For her solo debut at C. Grimaldis Gallery, Ko creates a site-specific installation entitled Escalante, the newest iteration in the artist’s Force of Nature series. Inspired by the canyons of southern Utah, Ko reconstructs the sandstone landforms with their curvilinear, gradated walls. The towering sculptural relief is created from cascading rolls of paper stacked floor to ceiling and shaped to fit the architecture of the gallery. Utilitarian Kraft paper transforms the gallery walls into undulating surfaces of intertwining light and shadow and immeasurable pages in suspended motion.

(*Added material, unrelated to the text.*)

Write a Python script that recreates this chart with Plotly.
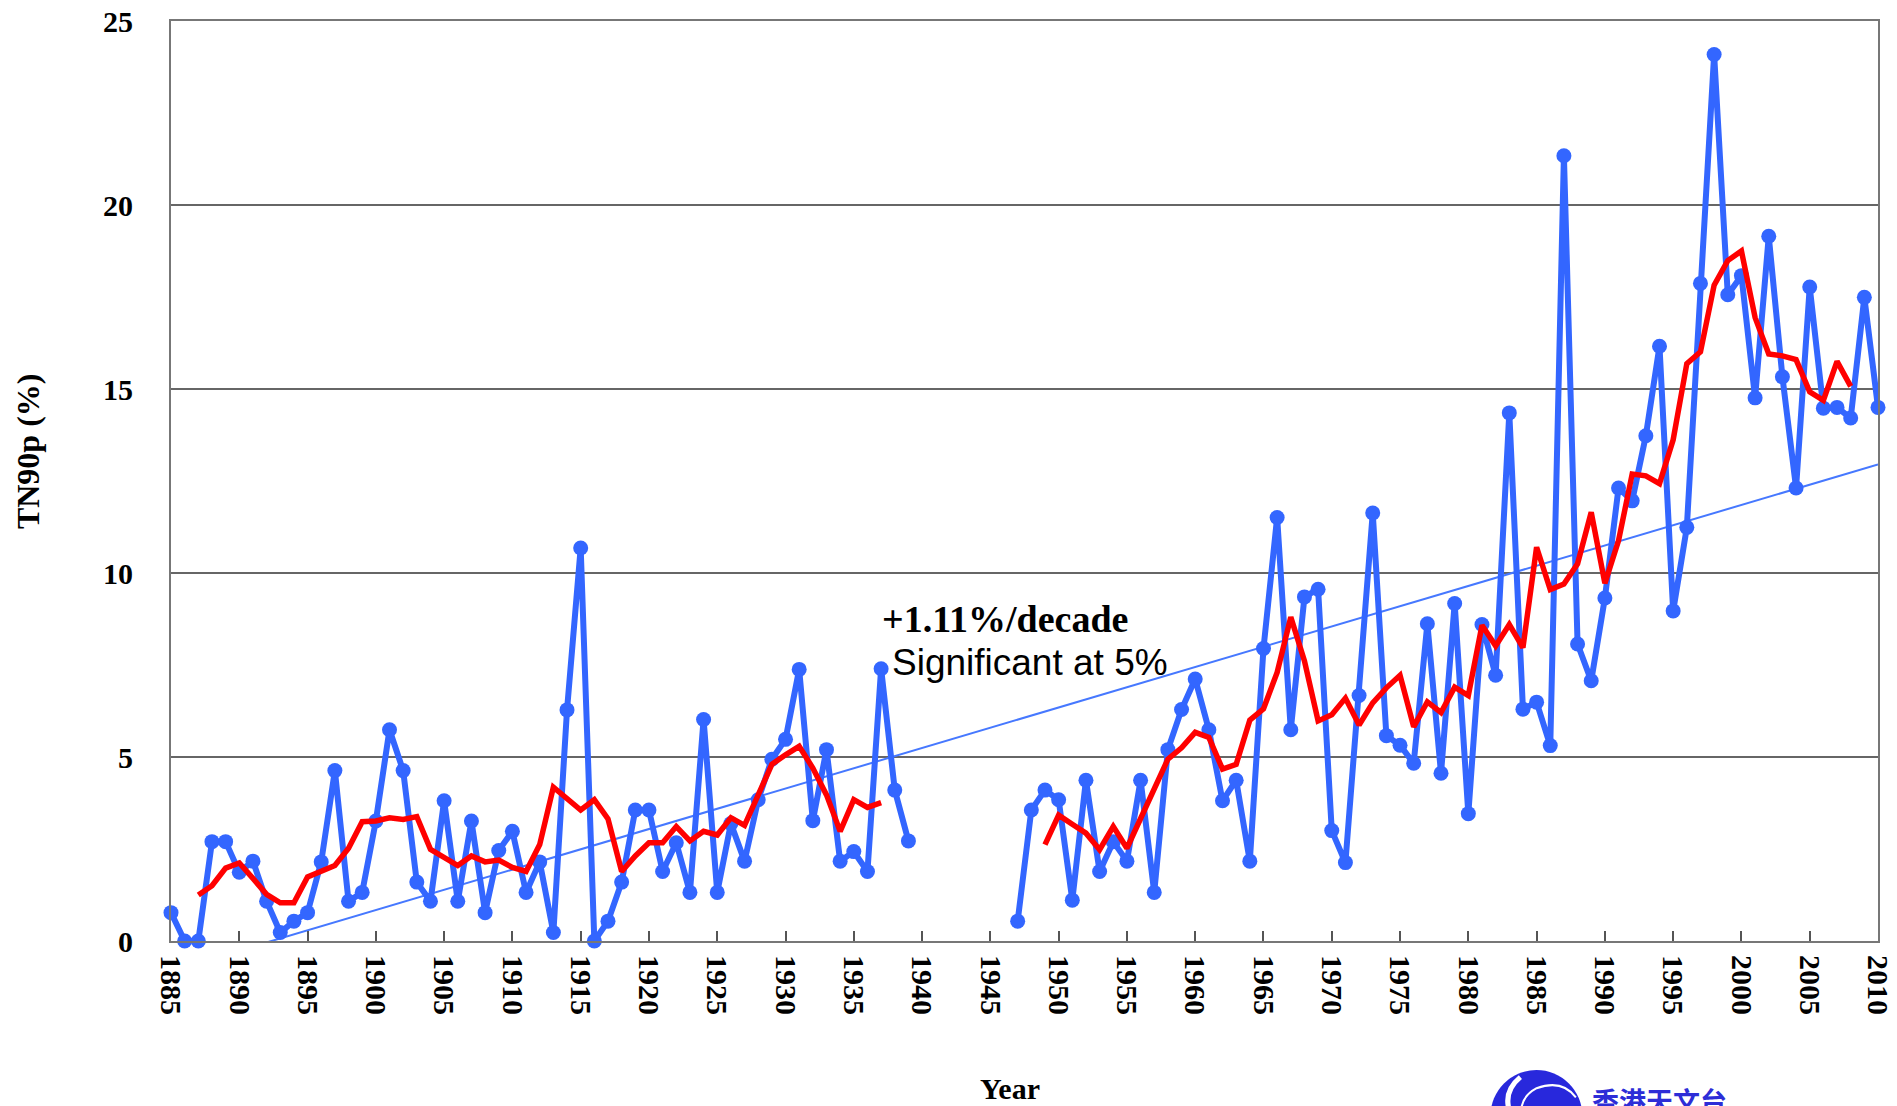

Escalante is accompanied by a selection of paper sculptures that trace Ko’s continuous experimentation with the material. She works by laboriously unwinding, and re-spooling miles of adding machine tape and submerging it in ink and graphite powder. As it dries, the paper swells into soft, biomorphic forms saturated with delicate lines. In recent works, rolled paper is shaped and thoroughly coated in glue, resulting in flawlessly engineered spirals that float weightlessly on the surface.
Cultural forms and patterns found in nature inform Ko’s extensive visual vernacular, which includes calligraphy, traditional Asian hairstyles, geological formations, glaciers and architecture. The work has an innately familiar geometry that is shaped by water and gravity, not unlike a canyon rock carved from forces of nature.
Born in Korea, Jae Ko received her BFA from Wako University, Tokyo in 1988 and her MFA from the Maryland Institute College of Art, Baltimore in 1998. She received the Anonymous Was A Woman grant in 2012 and the Pollock-Krasner Foundation grant in 2002. Formerly based in D.C. and Virginia, artist now works and lives in Maryland’s Western Shore. Her work is in the collection of the Hirshhorn Museum and Sculpture Garden, Washington D.C. and numerous private collections throughout the United States.